After running beautifully for 6 days/5 nights, I left to run some errands. When I returned, the flame was very tall, lazy and orange. Then, it started to smoke a lot. Black smoke was coming out of the top and back. Then, it shuts itself off immediately.

My entire house was filled w/ black smoke and smelled like an electric burn smell. I tried to get a hold of the dealer, but they were closed. I searched for the Sherwood phone #, no luck. I waited a few hours, cleaned the ashes, and restarted it, but it wouldn't start back on. The fuse was blown. I replaced the fuse today, re-started it, and it immediately sparkled in the back, made a loud popping sound, and blew the fuse again. 

Needless to say, I'm a little upset about this. I paid $3,000.00, hoping to save over the cost of fuel oil, but now I don't think I'll ever feel safe running the pellet stove unattended, which will defeat its purpose.

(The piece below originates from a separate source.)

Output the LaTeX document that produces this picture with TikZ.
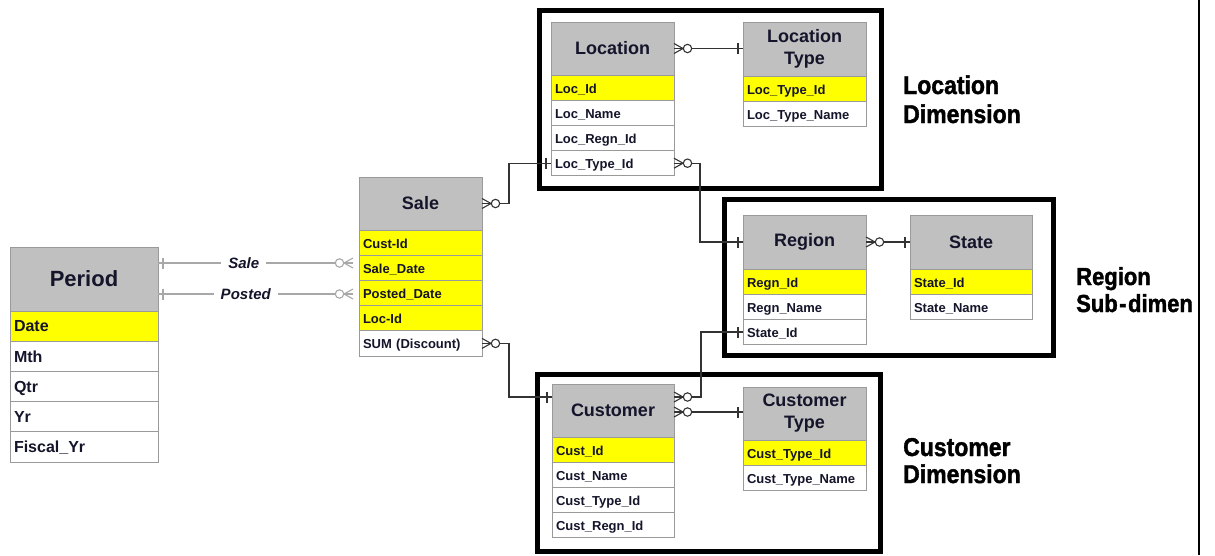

Does anyone have any idea of what could have caused this? Or better yet, the phone # to the company?

Louise


----------



## insuranceman1 (Dec 27, 2008)

louise

I would try starting a new topic and I am sure you will get more help. I assume you have cleaned the stove?  Who did your install?   If you are having a short that would explain the smell and the blown fuses. I wish I could be more help.


----------



## loulou (Dec 27, 2008)

Thanks for the hint. I did start a new topic,

https://www.hearth.com/econtent/index.php/forums/viewthread/31949/

I'm afraid I won't find much help on this board as it is most likely an electronic component; A little difficult to diagnose on a message board. However, I'm really glad I found this site for future references. 

Louise


----------



## insuranceman1 (Dec 27, 2008)

loulou said:
			
		

> Thanks for the hint. I did start a new topic,
> 
> https://www.hearth.com/econtent/index.php/forums/viewthread/31949/
> 
> ...



Just saw it sorry. Best of luck.


----------